Repeat, exactly and only, the lines from the beginning of the data through the line with "const L = 72, R = 1199, T = 45, B = 683;". Pictures are left out.

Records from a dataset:
_ _ _

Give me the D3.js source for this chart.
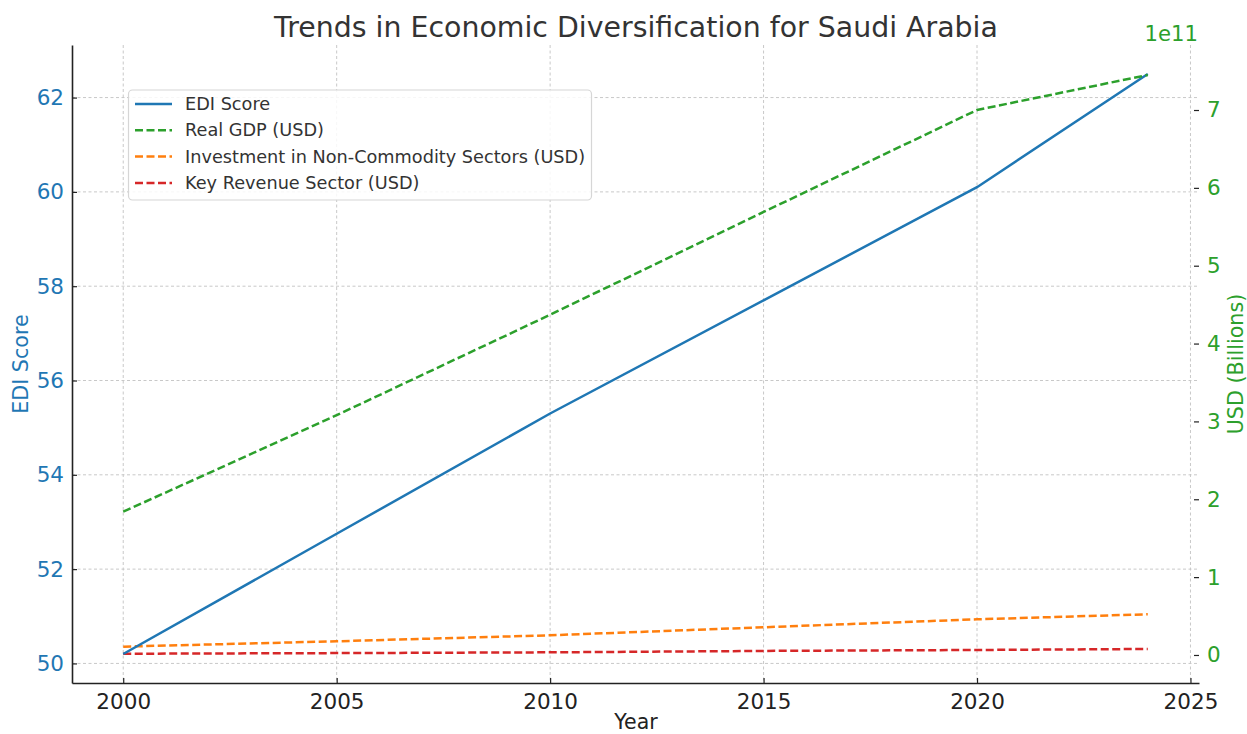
<!DOCTYPE html>
<html><head><meta charset="utf-8">
<script src="https://cdn.jsdelivr.net/npm/d3@7"></script>
<style>
body{margin:0;background:#fff;}
svg{display:block;font-family:"DejaVu Sans",sans-serif;}
</style></head>
<body>
<svg id="chart" width="1247" height="734"></svg>
<script>
const years = [2000, 2005, 2010, 2015, 2020, 2024];
const ediScore = [50.2, 52.75, 55.3, 57.7, 60.1, 62.5];
const realGDP = [1.84e11, 3.08e11, 4.37e11, 5.69e11, 7.0e11, 7.45e11];
const investment = [1.07e10, 1.76e10, 2.53e10, 3.56e10, 4.58e10, 5.23e10];
const keyRevenue = [1.6e9, 2.4e9, 3.4e9, 5.2e9, 6.4e9, 7.7e9];
const xTicks = [2000, 2005, 2010, 2015, 2020, 2025];
const leftTicks = [50, 52, 54, 56, 58, 60, 62];
const rightTicks = [0, 1, 2, 3, 4, 5, 6, 7];
const seriesNames = ["EDI Score", "Real GDP (USD)", "Investment in Non-Commodity Sectors (USD)", "Key Revenue Sector (USD)"];
const colors = ["#1f77b4", "#2ca02c", "#ff7f0e", "#d62728"];

const svg = d3.select("#chart");
const L = 72, R = 1199, T = 45, B = 683;

const x = d3.scaleLinear().domain([1998.8, 2025.2]).range([L, R]);
const yL = d3.scaleLinear().domain([49.585, 63.115]).range([B, T]);
const yR = d3.scaleLinear().domain([-0.36e11, 7.835e11]).range([B, T]);

// grid
const g = svg.append("g");
g.selectAll("line.vg").data(xTicks).join("line")
  .attr("x1", d => x(d)).attr("x2", d => x(d)).attr("y1", T).attr("y2", B)
  .attr("stroke", "#c8c8c8").attr("stroke-width", 1).attr("stroke-dasharray", "3,2.5");
g.selectAll("line.hg").data(leftTicks).join("line")
  .attr("x1", L).attr("x2", R).attr("y1", d => yL(d)).attr("y2", d => yL(d))
  .attr("stroke", "#c8c8c8").attr("stroke-width", 1).attr("stroke-dasharray", "3,2.5");

// lines
const lineL = d3.line().x((d, i) => x(years[i])).y(d => yL(d));
const lineR = d3.line().x((d, i) => x(years[i])).y(d => yR(d));
const dash = "8,3.5";
const lw = 2.5;
svg.append("path").datum(keyRevenue).attr("d", lineR).attr("fill", "none")
  .attr("stroke", colors[3]).attr("stroke-width", lw).attr("stroke-dasharray", dash);
svg.append("path").datum(investment).attr("d", lineR).attr("fill", "none")
  .attr("stroke", colors[2]).attr("stroke-width", lw).attr("stroke-dasharray", dash);
svg.append("path").datum(ediScore).attr("d", lineL).attr("fill", "none")
  .attr("stroke", colors[0]).attr("stroke-width", lw);
svg.append("path").datum(realGDP).attr("d", lineR).attr("fill", "none")
  .attr("stroke", colors[1]).attr("stroke-width", lw).attr("stroke-dasharray", dash);

// axes
const fs = 21.5;
const axB = svg.append("g").attr("transform", `translate(0,${B})`)
  .call(d3.axisBottom(x).tickValues(xTicks).tickFormat(d3.format("d")).tickSizeInner(-5).tickSizeOuter(0).tickPadding(11));
axB.select(".domain").attr("stroke", "#222").attr("stroke-width", 1.6);
axB.selectAll(".tick line").attr("stroke", "#222").attr("stroke-width", 1.2);
axB.selectAll(".tick text").attr("fill", "#222").attr("font-size", fs).attr("font-family", "DejaVu Sans");

const axL = svg.append("g").attr("transform", `translate(${L},0)`)
  .call(d3.axisLeft(yL).tickValues(leftTicks).tickFormat(d3.format("d")).tickSizeInner(-5).tickSizeOuter(0).tickPadding(8));
axL.select(".domain").attr("stroke", "#222").attr("stroke-width", 1.6);
axL.selectAll(".tick line").attr("stroke", "#222").attr("stroke-width", 1.2);
axL.selectAll(".tick text").attr("fill", colors[0]).attr("font-size", fs).attr("font-family", "DejaVu Sans");

const axR = svg.append("g").attr("transform", `translate(${R},0)`)
  .call(d3.axisRight(yR).tickValues(rightTicks.map(d => d * 1e11)).tickFormat(d => d3.format("d")(d / 1e11)).tickSizeInner(-5).tickSizeOuter(0).tickPadding(8));
axR.select(".domain").remove();
axR.selectAll(".tick line").attr("stroke", "#222").attr("stroke-width", 1.2);
axR.selectAll(".tick text").attr("fill", colors[1]).attr("font-size", fs).attr("font-family", "DejaVu Sans");

// labels
svg.append("text").attr("x", 636).attr("y", 37).attr("text-anchor", "middle")
  .attr("font-size", 28.4).attr("fill", "#333").text("Trends in Economic Diversification for Saudi Arabia");
svg.append("text").attr("x", 636).attr("y", 729).attr("text-anchor", "middle")
  .attr("font-size", 20.5).attr("fill", "#222").text("Year");
svg.append("text").attr("transform", "translate(28,364) rotate(-90)").attr("text-anchor", "middle")
  .attr("font-size", 20.7).attr("fill", colors[0]).text("EDI Score");
svg.append("text").attr("transform", "translate(1243,364) rotate(-90)").attr("text-anchor", "middle")
  .attr("font-size", 20.7).attr("fill", colors[1]).text("USD (Billions)");
svg.append("text").attr("x", 1198).attr("y", 41).attr("text-anchor", "end")
  .attr("font-size", 21.2).attr("fill", colors[1]).text("1e11");

// legend
const lg = svg.append("g");
lg.append("rect").attr("x", 128.5).attr("y", 90).attr("width", 463).attr("height", 110)
  .attr("rx", 4).attr("fill", "#fff").attr("fill-opacity", 0.85).attr("stroke", "#d6d6d6").attr("stroke-width", 1.2);
const rows = lg.selectAll("g.row").data(seriesNames).join("g")
  .attr("transform", (d, i) => `translate(0,${104 + i * 26.3})`);
rows.append("line").attr("x1", 135).attr("x2", 172).attr("y1", 0).attr("y2", 0)
  .attr("stroke", (d, i) => colors[i]).attr("stroke-width", lw)
  .attr("stroke-dasharray", (d, i) => i === 0 ? null : dash);
rows.append("text").attr("x", 185).attr("y", 6).attr("font-size", 17.7).attr("fill", "#333").text(d => d);
</script>
</body></html>
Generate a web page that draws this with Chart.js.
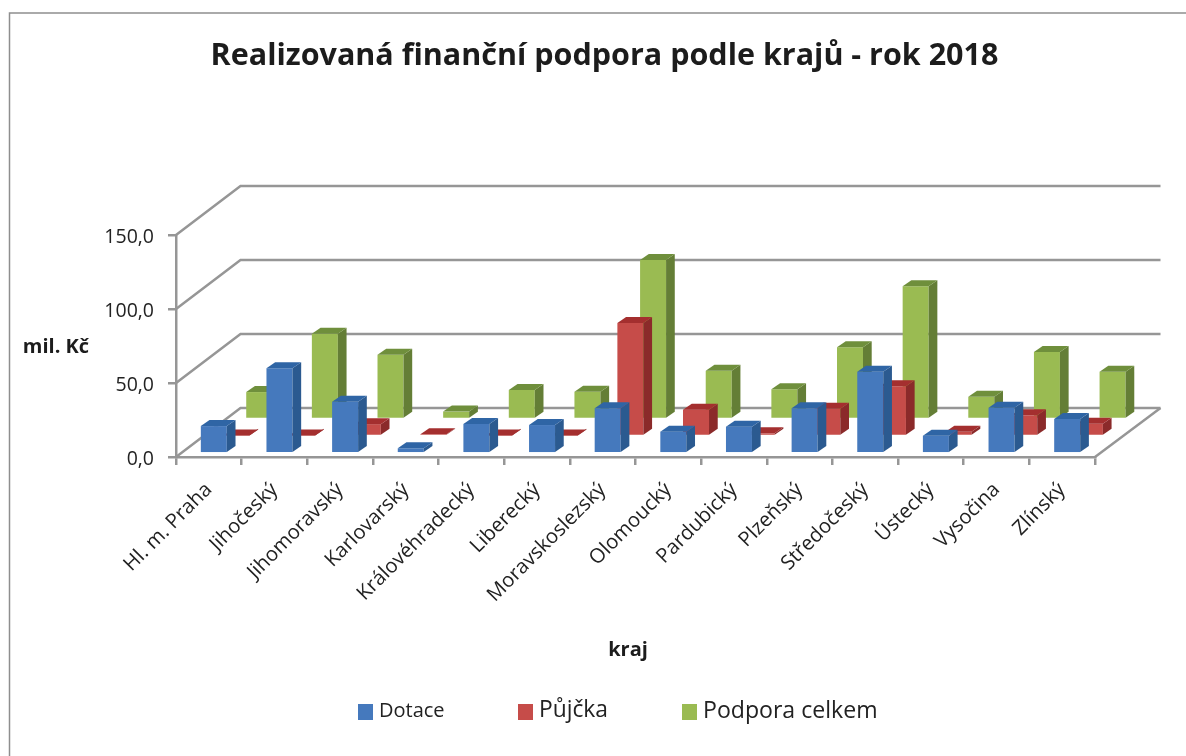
<!DOCTYPE html>
<html><head><meta charset="utf-8">
<style>html,body{margin:0;padding:0;background:#fff}#w{width:1186px;height:756px}</style>
<script src="https://cdn.jsdelivr.net/npm/chart.js@4"></script></head>
<body><div id="w"><canvas id="c" width="1186" height="756"></canvas></div>
<script>
const categories=['Hl. m. Praha','Jihočeský','Jihomoravský','Karlovarský','Královéhradecký','Liberecký','Moravskoslezský','Olomoucký','Pardubický','Plzeňský','Středočeský','Ústecký','Vysočina','Zlínský'];
const dotace=[18.4,57.4,34.9,3.4,19.8,19.1,30.4,14.6,18,30.4,55.1,11.9,30.8,23.2];
const pujcka=[0.4,0.4,8,1.2,0.4,0.4,76.4,17.8,1.8,18.4,33.6,2.8,14,8.3];
const podpora=[18.2,57.6,43.4,5,19.6,18.4,107.4,32.6,20.1,48.4,89.7,15,45.3,32];
const yTicks=[0,50,100,150];
const seriesNames=['Dotace','Půjčka','Podpora celkem'];

const FONT='"Open Sans"';
const GRID='#969696', TXT='#222';
const DEPTH={x:64.5,y:49};
const BAR3D={x:8.7,y:6};
const looks=[
 {front:'#4579bd',side:'#2b5a90',top:'#2f65a5',dx:5,dy:-3.7},
 {front:'#c64c49',side:'#8b2a2a',top:'#a42f2f',dx:27.7,dy:-21},
 {front:'#9abb52',side:'#647e36',top:'#6f8f3c',dx:50.4,dy:-38}
];
const legendPos=[
 {sw:358,tx:379,size:20},{sw:518,tx:539,size:22.8},{sw:682,tx:703,size:23.1}
];
function poly(ctx,pts,fill){ctx.fillStyle=fill;ctx.beginPath();pts.forEach((p,i)=>i?ctx.lineTo(p[0],p[1]):ctx.moveTo(p[0],p[1]));ctx.closePath();ctx.fill();}

const scene={
 id:'scene',
 beforeDatasetsDraw(chart){
  const {ctx,scales:{x,y}}=chart, L=x.left,R=x.right,B=y.getPixelForValue(0);
  ctx.save();ctx.strokeStyle=GRID;ctx.lineWidth=2.5;
  yTicks.forEach(v=>{
    const p=y.getPixelForValue(v);
    ctx.beginPath();ctx.moveTo(L,p);ctx.lineTo(L+DEPTH.x,p-DEPTH.y);ctx.lineTo(R+DEPTH.x+1,p-DEPTH.y);ctx.stroke();
  });
  ctx.beginPath();ctx.moveTo(R,B);ctx.lineTo(R+DEPTH.x+1,B-DEPTH.y);ctx.stroke();
  ctx.restore();
 },
 beforeDatasetDraw(chart,args){
  const l=looks[args.index],ctx=chart.ctx;
  ctx.save();ctx.translate(l.dx,l.dy);
 },
 afterDatasetDraw(chart,args){
  const l=looks[args.index],ctx=chart.ctx;
  args.meta.data.forEach(b=>{
    const a=b.x-b.width/2,c=b.x+b.width/2,t=b.y,base=b.base;
    poly(ctx,[[c,t],[c+BAR3D.x,t-BAR3D.y],[c+BAR3D.x,base-BAR3D.y],[c,base]],l.side);
    poly(ctx,[[a,t],[a+BAR3D.x,t-BAR3D.y],[c+BAR3D.x,t-BAR3D.y],[c,t]],l.top);
  });
  ctx.restore();
 },
 afterDraw(chart){
  const ctx=chart.ctx;
  ctx.save();
  ctx.strokeStyle='#8e8e8e';ctx.lineWidth=1.5;
  ctx.beginPath();ctx.moveTo(9.5,756);ctx.lineTo(9.5,13);ctx.lineTo(1186,13);ctx.stroke();
  ctx.fillStyle='#1c1c1c';ctx.textBaseline='middle';
  ctx.textAlign='center';ctx.font='bold 30.5px '+FONT;
  ctx.fillText('Realizovaná finanční podpora podle krajů - rok 2018',604.5,56);
  ctx.font='bold 20px '+FONT;
  ctx.fillText('mil. Kč',56,347);
  ctx.fillText('kraj',628,650);
  ctx.textAlign='left';
  chart.data.datasets.forEach((d,i)=>{
    const p=legendPos[i];
    ctx.fillStyle=d.backgroundColor;ctx.fillRect(p.sw,704,15,16);
    ctx.fillStyle=TXT;ctx.font=p.size+'px '+FONT;
    ctx.fillText(d.label,p.tx,711);
  });
  ctx.restore();
 }
};

new Chart(document.getElementById('c'),{
 type:'bar',
 data:{labels:categories,datasets:[dotace,pujcka,podpora].map((v,i)=>({
   label:seriesNames[i],data:v,backgroundColor:looks[i].front,borderWidth:0,clip:false,grouped:false,
   categoryPercentage:1,barPercentage:0.396
 }))},
 options:{
  responsive:false,animation:false,
  layout:{padding:{left:0,right:91,top:235,bottom:0}},
  plugins:{legend:{display:false},title:{display:false},tooltip:{enabled:false}},
  scales:{
   x:{
    afterFit(s){s.height=299;},
    grid:{drawOnChartArea:false,color:GRID,lineWidth:2.5,tickLength:8,offset:true},
    border:{color:GRID,width:2.5},
    ticks:{minRotation:45,maxRotation:45,autoSkip:false,color:TXT,font:{family:FONT,size:20.2},padding:13}
   },
   y:{
    min:0,max:150,
    afterFit(s){s.width=176;},
    afterBuildTicks(s){s.ticks=yTicks.map(v=>({value:v}));},
    grid:{drawOnChartArea:false,color:GRID,lineWidth:2.5,tickLength:8},
    border:{color:GRID,width:2.5},
    ticks:{color:TXT,font:{family:FONT,size:19.5},padding:14,labelOffset:2,callback:v=>v.toFixed(1).replace('.',',')}
   }
  }
 },
 plugins:[scene]
});
</script></body></html>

_ _ _

SOLUTION:
Give me the D3.js source for this chart.
<!DOCTYPE html>
<html><head><meta charset="utf-8">
<script src="https://cdn.jsdelivr.net/npm/d3@7"></script>
<style>
body{margin:0;background:#fff;}
svg{display:block;font-family:"DejaVu Sans",sans-serif;}
</style></head>
<body>
<svg id="chart" width="1247" height="734"></svg>
<script>
const years = [2000, 2005, 2010, 2015, 2020, 2024];
const ediScore = [50.2, 52.75, 55.3, 57.7, 60.1, 62.5];
const realGDP = [1.84e11, 3.08e11, 4.37e11, 5.69e11, 7.0e11, 7.45e11];
const investment = [1.07e10, 1.76e10, 2.53e10, 3.56e10, 4.58e10, 5.23e10];
const keyRevenue = [1.6e9, 2.4e9, 3.4e9, 5.2e9, 6.4e9, 7.7e9];
const xTicks = [2000, 2005, 2010, 2015, 2020, 2025];
const leftTicks = [50, 52, 54, 56, 58, 60, 62];
const rightTicks = [0, 1, 2, 3, 4, 5, 6, 7];
const seriesNames = ["EDI Score", "Real GDP (USD)", "Investment in Non-Commodity Sectors (USD)", "Key Revenue Sector (USD)"];
const colors = ["#1f77b4", "#2ca02c", "#ff7f0e", "#d62728"];

const svg = d3.select("#chart");
const L = 72, R = 1199, T = 45, B = 683;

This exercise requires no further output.